### Records for this task

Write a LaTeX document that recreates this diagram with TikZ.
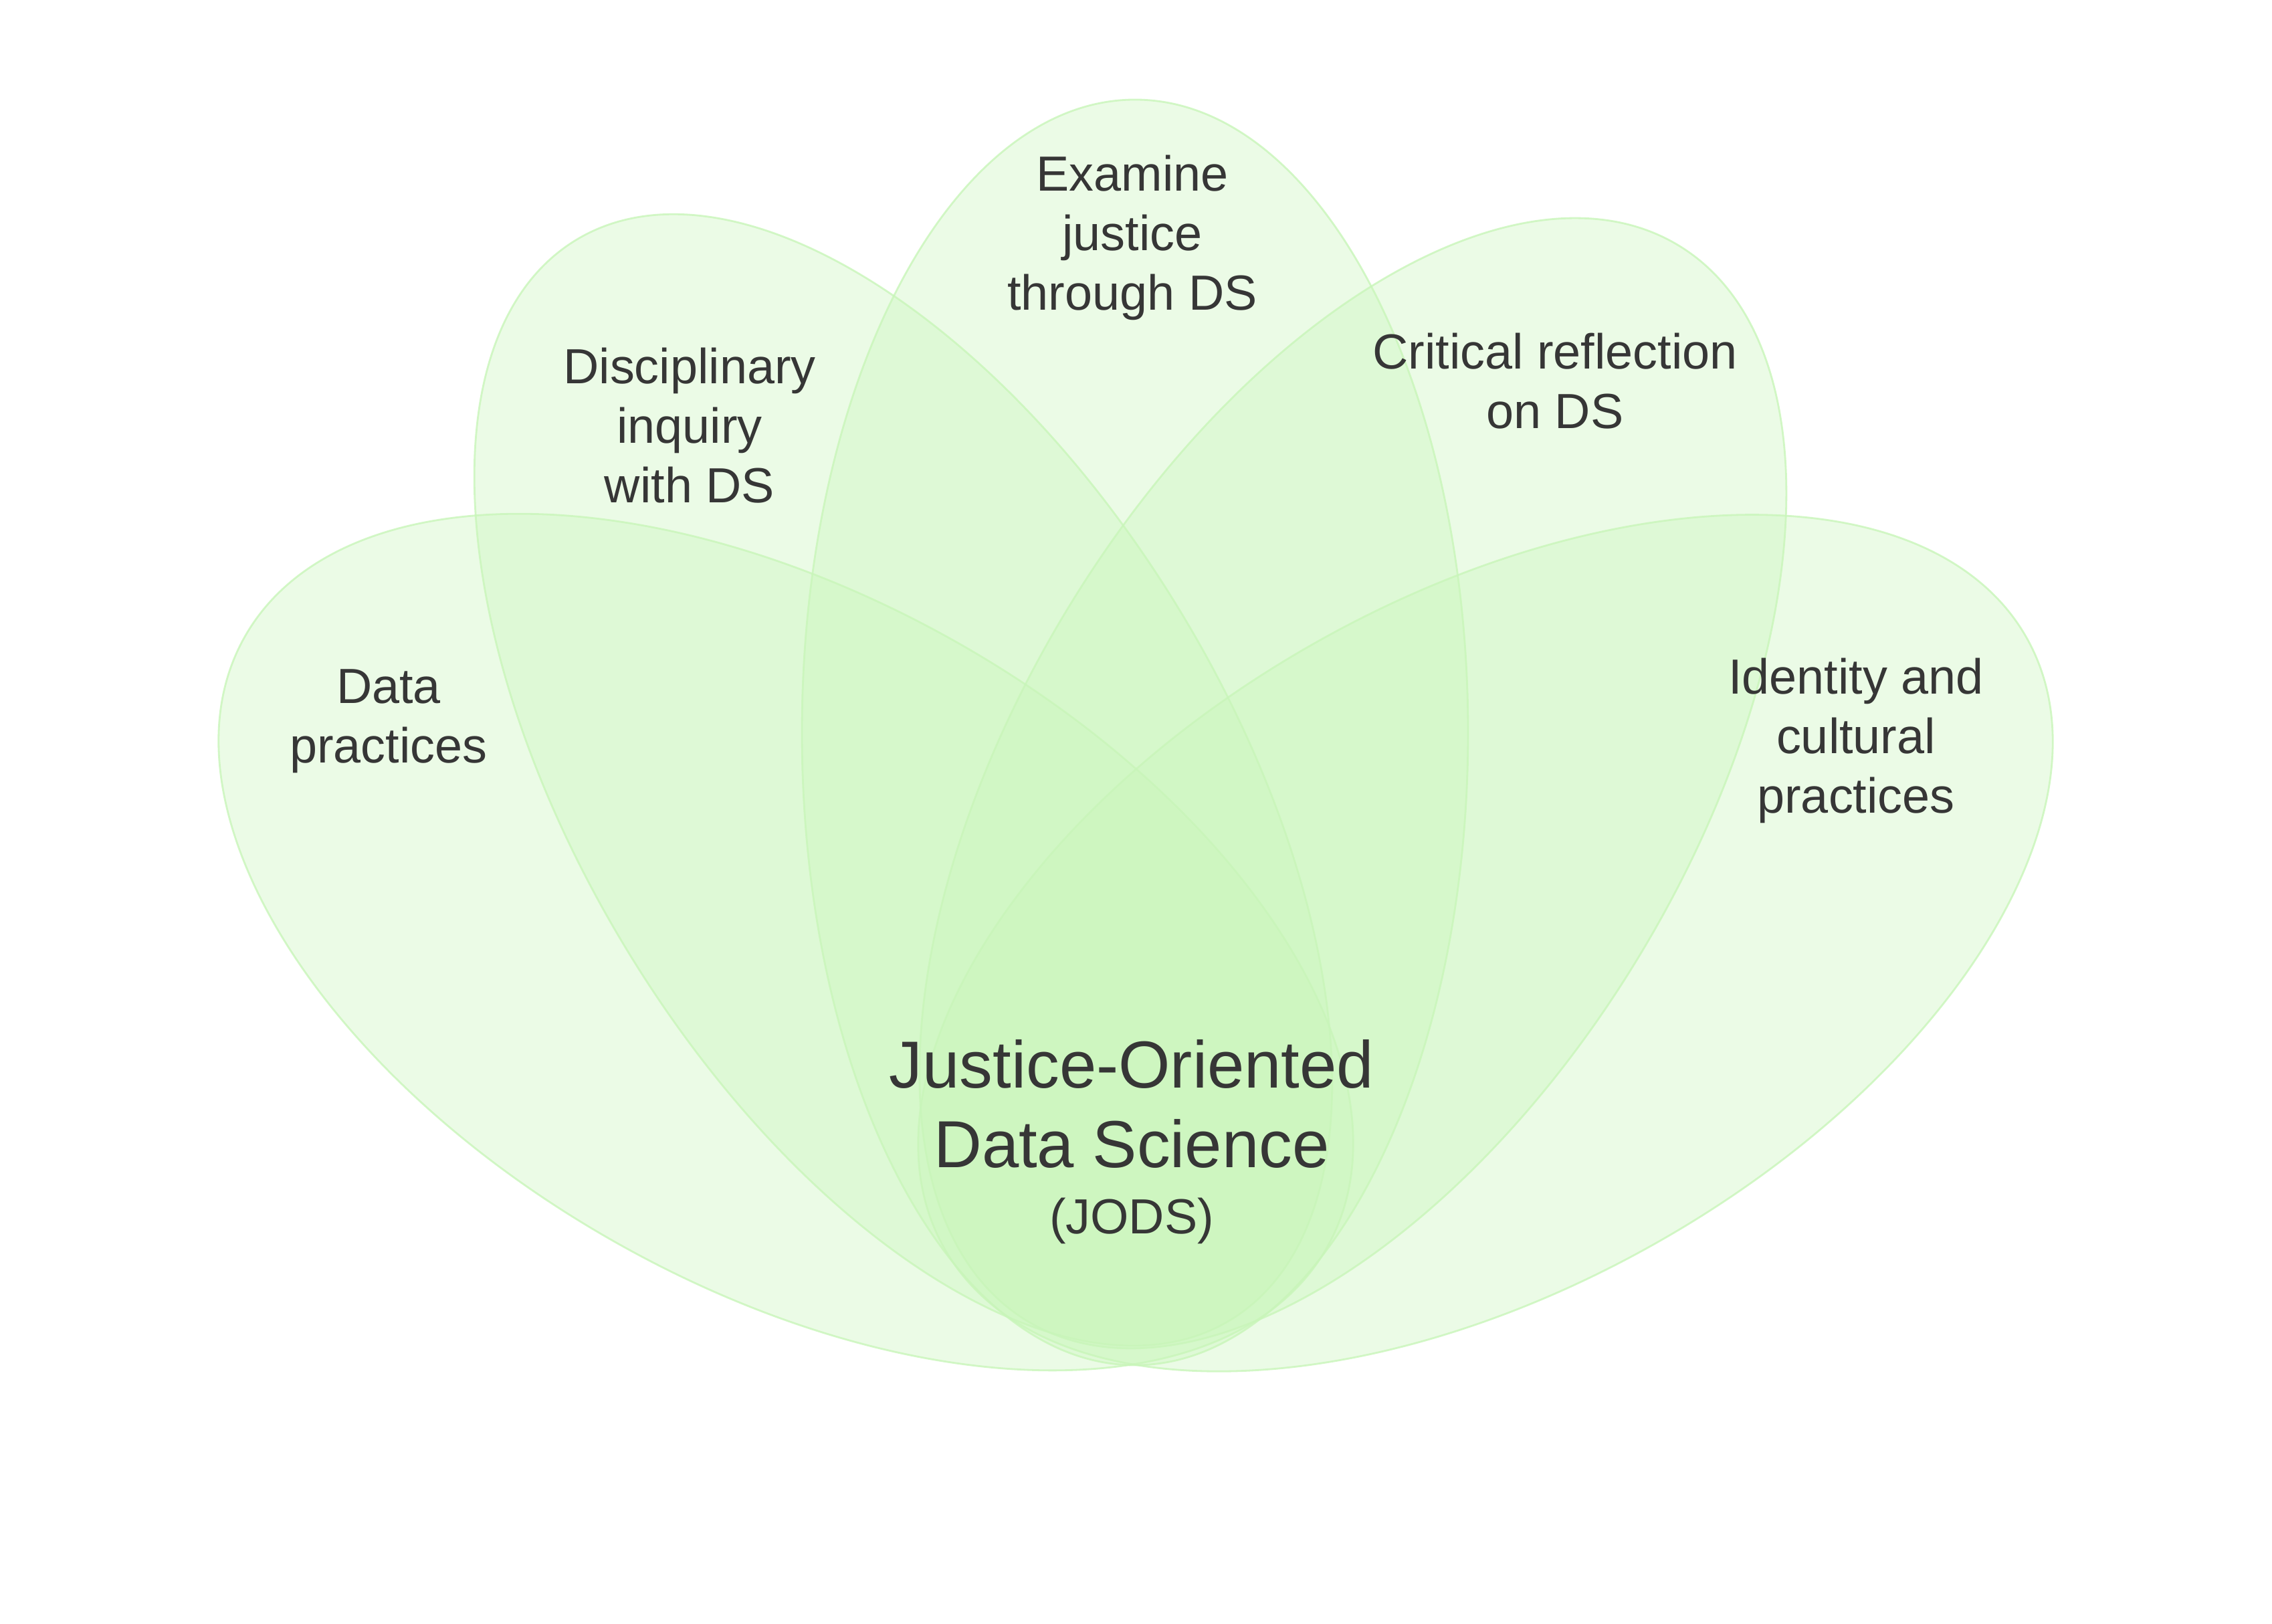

######
### Records for this task

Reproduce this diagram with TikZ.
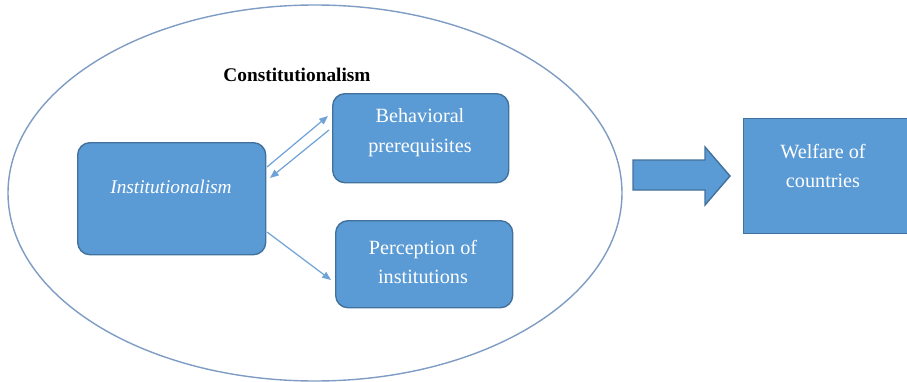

######
### Records for this task

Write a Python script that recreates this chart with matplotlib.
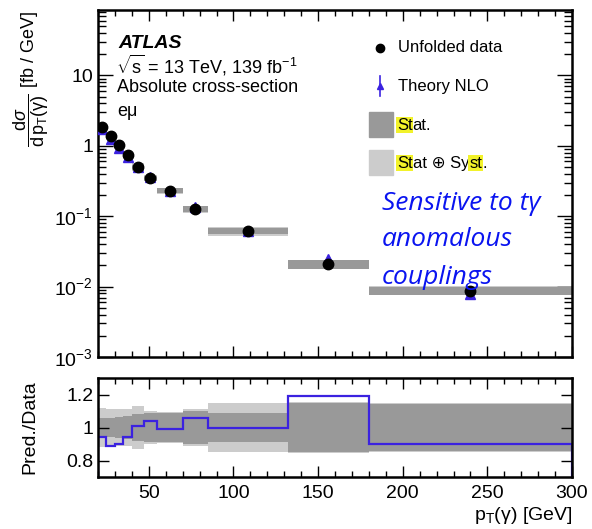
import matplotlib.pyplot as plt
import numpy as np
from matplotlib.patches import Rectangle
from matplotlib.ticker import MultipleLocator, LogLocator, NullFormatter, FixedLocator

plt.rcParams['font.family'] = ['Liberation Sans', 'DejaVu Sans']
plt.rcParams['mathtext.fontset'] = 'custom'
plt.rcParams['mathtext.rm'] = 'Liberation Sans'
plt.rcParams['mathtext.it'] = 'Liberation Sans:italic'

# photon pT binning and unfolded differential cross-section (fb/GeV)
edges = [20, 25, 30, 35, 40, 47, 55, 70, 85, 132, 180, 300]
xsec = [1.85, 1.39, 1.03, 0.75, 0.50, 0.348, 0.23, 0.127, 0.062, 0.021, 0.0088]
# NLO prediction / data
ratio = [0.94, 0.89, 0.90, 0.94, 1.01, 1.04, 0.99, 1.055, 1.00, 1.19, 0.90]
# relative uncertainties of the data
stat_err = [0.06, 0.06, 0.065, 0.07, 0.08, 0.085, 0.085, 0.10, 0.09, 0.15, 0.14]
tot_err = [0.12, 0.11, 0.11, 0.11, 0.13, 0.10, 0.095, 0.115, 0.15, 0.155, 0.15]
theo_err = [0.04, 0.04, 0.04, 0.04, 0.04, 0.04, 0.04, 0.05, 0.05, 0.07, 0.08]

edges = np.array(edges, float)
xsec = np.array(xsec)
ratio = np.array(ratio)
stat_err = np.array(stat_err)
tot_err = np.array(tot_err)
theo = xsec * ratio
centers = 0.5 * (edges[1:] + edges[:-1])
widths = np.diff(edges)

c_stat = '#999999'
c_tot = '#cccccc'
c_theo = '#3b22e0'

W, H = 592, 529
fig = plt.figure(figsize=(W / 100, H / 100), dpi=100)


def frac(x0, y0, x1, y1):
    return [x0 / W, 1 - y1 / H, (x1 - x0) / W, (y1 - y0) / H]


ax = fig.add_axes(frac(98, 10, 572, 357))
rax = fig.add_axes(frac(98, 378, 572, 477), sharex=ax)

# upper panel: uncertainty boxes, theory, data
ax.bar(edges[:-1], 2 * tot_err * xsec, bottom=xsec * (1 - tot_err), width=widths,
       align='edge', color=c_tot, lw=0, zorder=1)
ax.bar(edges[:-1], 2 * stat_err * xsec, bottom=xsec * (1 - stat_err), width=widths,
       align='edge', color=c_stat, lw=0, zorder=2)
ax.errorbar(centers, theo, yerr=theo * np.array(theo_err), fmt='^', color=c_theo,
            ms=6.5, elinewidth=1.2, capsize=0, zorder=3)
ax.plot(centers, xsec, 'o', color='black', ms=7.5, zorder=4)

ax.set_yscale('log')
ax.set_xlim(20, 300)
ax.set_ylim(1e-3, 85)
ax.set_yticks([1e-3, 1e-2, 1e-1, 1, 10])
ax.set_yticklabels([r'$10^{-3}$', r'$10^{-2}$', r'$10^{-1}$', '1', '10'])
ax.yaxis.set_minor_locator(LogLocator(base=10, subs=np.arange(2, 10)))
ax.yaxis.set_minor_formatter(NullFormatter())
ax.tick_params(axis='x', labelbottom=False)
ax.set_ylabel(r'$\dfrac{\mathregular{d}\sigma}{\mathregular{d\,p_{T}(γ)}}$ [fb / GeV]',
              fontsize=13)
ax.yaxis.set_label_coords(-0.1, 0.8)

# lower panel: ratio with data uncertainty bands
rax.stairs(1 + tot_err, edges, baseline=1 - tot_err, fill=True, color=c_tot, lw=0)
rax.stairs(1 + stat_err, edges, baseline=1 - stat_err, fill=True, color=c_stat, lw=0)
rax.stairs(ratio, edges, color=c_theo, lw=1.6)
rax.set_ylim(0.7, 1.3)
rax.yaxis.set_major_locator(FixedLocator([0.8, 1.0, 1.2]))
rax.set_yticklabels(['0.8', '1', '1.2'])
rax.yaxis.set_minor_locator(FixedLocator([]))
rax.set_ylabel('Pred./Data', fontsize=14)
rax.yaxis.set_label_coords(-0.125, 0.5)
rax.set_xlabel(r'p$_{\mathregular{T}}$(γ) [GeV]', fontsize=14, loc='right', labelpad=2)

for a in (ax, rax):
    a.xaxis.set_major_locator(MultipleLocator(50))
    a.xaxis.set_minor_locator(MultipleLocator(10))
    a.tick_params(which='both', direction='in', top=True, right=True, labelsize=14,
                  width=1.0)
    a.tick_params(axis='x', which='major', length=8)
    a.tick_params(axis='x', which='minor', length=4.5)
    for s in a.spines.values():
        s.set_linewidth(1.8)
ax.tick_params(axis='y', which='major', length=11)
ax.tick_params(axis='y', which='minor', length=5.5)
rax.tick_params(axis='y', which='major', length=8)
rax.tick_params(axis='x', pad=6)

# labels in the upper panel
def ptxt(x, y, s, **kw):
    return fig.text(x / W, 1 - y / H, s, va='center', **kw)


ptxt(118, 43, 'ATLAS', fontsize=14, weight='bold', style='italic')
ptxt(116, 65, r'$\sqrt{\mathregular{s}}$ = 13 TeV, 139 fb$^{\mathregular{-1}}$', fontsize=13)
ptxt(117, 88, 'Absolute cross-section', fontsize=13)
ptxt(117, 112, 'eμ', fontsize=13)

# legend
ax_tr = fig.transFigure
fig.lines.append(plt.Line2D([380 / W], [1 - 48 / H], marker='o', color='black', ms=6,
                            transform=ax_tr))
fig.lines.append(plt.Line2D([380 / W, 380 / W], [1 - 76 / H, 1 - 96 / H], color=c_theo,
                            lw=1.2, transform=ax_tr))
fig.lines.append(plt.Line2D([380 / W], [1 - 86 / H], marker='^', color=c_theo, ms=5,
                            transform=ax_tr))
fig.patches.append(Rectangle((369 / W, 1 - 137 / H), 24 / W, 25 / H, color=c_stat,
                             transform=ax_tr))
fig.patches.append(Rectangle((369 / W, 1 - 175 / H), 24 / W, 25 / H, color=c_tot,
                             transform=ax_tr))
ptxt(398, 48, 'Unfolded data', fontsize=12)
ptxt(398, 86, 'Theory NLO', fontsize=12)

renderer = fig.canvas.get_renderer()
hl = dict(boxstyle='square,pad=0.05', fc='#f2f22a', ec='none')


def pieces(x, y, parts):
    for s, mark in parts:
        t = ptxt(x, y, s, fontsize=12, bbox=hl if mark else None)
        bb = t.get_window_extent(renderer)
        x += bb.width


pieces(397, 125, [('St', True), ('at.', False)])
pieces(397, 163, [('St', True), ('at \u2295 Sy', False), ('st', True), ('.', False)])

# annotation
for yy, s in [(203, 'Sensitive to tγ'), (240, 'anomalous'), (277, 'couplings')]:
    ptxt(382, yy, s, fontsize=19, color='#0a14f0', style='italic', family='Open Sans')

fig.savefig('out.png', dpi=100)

######

What to do:
Every line from the one containing "Write a Python" to the one containing "rax = fig.add_axes(frac(98, 378, 572, 477), sharex=ax)" should be output exactly, both ends included. Nothing else goes in, and no pictures either.

Response below:
Write a Python script that recreates this chart with matplotlib.
import matplotlib.pyplot as plt
import numpy as np
from matplotlib.patches import Rectangle
from matplotlib.ticker import MultipleLocator, LogLocator, NullFormatter, FixedLocator

plt.rcParams['font.family'] = ['Liberation Sans', 'DejaVu Sans']
plt.rcParams['mathtext.fontset'] = 'custom'
plt.rcParams['mathtext.rm'] = 'Liberation Sans'
plt.rcParams['mathtext.it'] = 'Liberation Sans:italic'

# photon pT binning and unfolded differential cross-section (fb/GeV)
edges = [20, 25, 30, 35, 40, 47, 55, 70, 85, 132, 180, 300]
xsec = [1.85, 1.39, 1.03, 0.75, 0.50, 0.348, 0.23, 0.127, 0.062, 0.021, 0.0088]
# NLO prediction / data
ratio = [0.94, 0.89, 0.90, 0.94, 1.01, 1.04, 0.99, 1.055, 1.00, 1.19, 0.90]
# relative uncertainties of the data
stat_err = [0.06, 0.06, 0.065, 0.07, 0.08, 0.085, 0.085, 0.10, 0.09, 0.15, 0.14]
tot_err = [0.12, 0.11, 0.11, 0.11, 0.13, 0.10, 0.095, 0.115, 0.15, 0.155, 0.15]
theo_err = [0.04, 0.04, 0.04, 0.04, 0.04, 0.04, 0.04, 0.05, 0.05, 0.07, 0.08]

edges = np.array(edges, float)
xsec = np.array(xsec)
ratio = np.array(ratio)
stat_err = np.array(stat_err)
tot_err = np.array(tot_err)
theo = xsec * ratio
centers = 0.5 * (edges[1:] + edges[:-1])
widths = np.diff(edges)

c_stat = '#999999'
c_tot = '#cccccc'
c_theo = '#3b22e0'

W, H = 592, 529
fig = plt.figure(figsize=(W / 100, H / 100), dpi=100)


def frac(x0, y0, x1, y1):
    return [x0 / W, 1 - y1 / H, (x1 - x0) / W, (y1 - y0) / H]


ax = fig.add_axes(frac(98, 10, 572, 357))
rax = fig.add_axes(frac(98, 378, 572, 477), sharex=ax)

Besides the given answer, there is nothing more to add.